_EXERCISE REQUIREMENTS:_ Your copy of the material must match it exactly, except that pictures are dropped.

= = = = =

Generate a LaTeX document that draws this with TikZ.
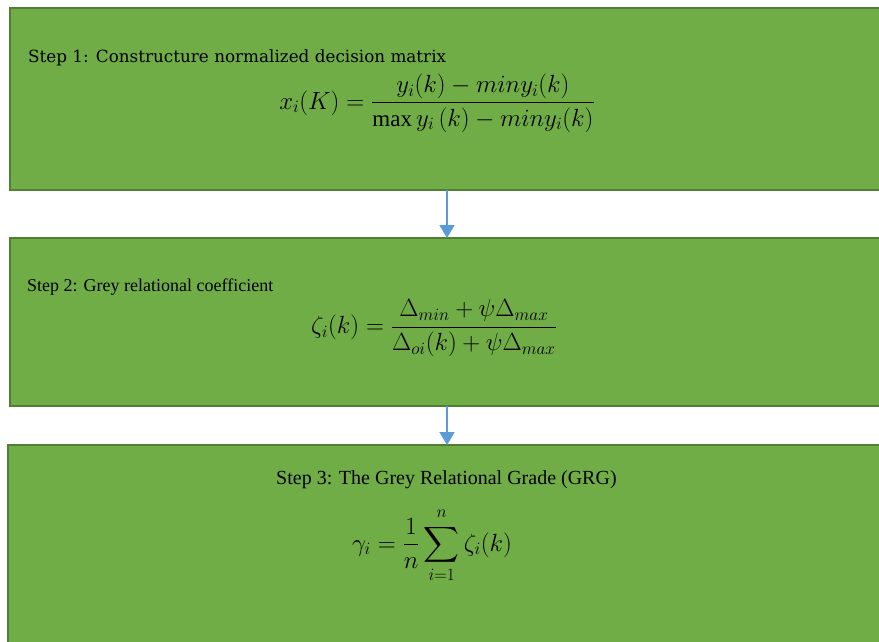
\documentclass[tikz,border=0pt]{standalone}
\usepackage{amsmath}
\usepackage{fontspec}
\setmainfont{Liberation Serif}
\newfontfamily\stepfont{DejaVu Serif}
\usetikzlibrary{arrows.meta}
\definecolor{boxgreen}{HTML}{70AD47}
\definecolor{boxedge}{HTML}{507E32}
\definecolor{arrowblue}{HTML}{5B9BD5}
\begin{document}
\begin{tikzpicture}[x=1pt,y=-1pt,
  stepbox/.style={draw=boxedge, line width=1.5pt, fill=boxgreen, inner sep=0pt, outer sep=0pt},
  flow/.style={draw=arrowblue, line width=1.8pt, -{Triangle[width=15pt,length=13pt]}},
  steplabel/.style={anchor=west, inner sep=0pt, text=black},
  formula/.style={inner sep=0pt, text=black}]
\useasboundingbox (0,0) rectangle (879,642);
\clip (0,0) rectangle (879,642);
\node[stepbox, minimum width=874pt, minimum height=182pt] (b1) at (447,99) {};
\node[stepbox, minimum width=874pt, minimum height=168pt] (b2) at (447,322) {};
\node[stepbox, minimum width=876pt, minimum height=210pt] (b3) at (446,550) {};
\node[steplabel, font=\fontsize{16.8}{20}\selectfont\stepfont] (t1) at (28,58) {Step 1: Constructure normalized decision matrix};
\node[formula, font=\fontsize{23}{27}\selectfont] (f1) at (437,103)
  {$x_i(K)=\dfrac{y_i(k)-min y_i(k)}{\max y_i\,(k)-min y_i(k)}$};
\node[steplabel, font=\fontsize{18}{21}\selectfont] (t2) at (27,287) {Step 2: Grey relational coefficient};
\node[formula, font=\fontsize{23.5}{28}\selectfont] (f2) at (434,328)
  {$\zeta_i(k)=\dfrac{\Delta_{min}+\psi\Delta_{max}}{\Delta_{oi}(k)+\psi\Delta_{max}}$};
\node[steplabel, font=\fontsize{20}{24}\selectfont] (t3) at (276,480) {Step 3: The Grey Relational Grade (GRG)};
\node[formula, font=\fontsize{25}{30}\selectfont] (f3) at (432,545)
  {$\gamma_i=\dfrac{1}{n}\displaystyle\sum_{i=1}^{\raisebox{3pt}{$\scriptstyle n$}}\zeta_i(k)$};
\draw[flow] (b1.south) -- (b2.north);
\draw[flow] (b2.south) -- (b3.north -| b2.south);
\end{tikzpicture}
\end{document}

= = = = =

_SOLUTION:_
Generate a LaTeX document that draws this with TikZ.
\documentclass[tikz,border=0pt]{standalone}
\usepackage{amsmath}
\usepackage{fontspec}
\setmainfont{Liberation Serif}
\newfontfamily\stepfont{DejaVu Serif}
\usetikzlibrary{arrows.meta}
\definecolor{boxgreen}{HTML}{70AD47}
\definecolor{boxedge}{HTML}{507E32}
\definecolor{arrowblue}{HTML}{5B9BD5}
\begin{document}
\begin{tikzpicture}[x=1pt,y=-1pt,
  stepbox/.style={draw=boxedge, line width=1.5pt, fill=boxgreen, inner sep=0pt, outer sep=0pt},
  flow/.style={draw=arrowblue, line width=1.8pt, -{Triangle[width=15pt,length=13pt]}},
  steplabel/.style={anchor=west, inner sep=0pt, text=black},
  formula/.style={inner sep=0pt, text=black}]
\useasboundingbox (0,0) rectangle (879,642);
\clip (0,0) rectangle (879,642);
\node[stepbox, minimum width=874pt, minimum height=182pt] (b1) at (447,99) {};
\node[stepbox, minimum width=874pt, minimum height=168pt] (b2) at (447,322) {};
\node[stepbox, minimum width=876pt, minimum height=210pt] (b3) at (446,550) {};
\node[steplabel, font=\fontsize{16.8}{20}\selectfont\stepfont] (t1) at (28,58) {Step 1: Constructure normalized decision matrix};
\node[formula, font=\fontsize{23}{27}\selectfont] (f1) at (437,103)
  {$x_i(K)=\dfrac{y_i(k)-min y_i(k)}{\max y_i\,(k)-min y_i(k)}$};
\node[steplabel, font=\fontsize{18}{21}\selectfont] (t2) at (27,287) {Step 2: Grey relational coefficient};
\node[formula, font=\fontsize{23.5}{28}\selectfont] (f2) at (434,328)
  {$\zeta_i(k)=\dfrac{\Delta_{min}+\psi\Delta_{max}}{\Delta_{oi}(k)+\psi\Delta_{max}}$};
\node[steplabel, font=\fontsize{20}{24}\selectfont] (t3) at (276,480) {Step 3: The Grey Relational Grade (GRG)};
\node[formula, font=\fontsize{25}{30}\selectfont] (f3) at (432,545)
  {$\gamma_i=\dfrac{1}{n}\displaystyle\sum_{i=1}^{\raisebox{3pt}{$\scriptstyle n$}}\zeta_i(k)$};
\draw[flow] (b1.south) -- (b2.north);
\draw[flow] (b2.south) -- (b3.north -| b2.south);
\end{tikzpicture}
\end{document}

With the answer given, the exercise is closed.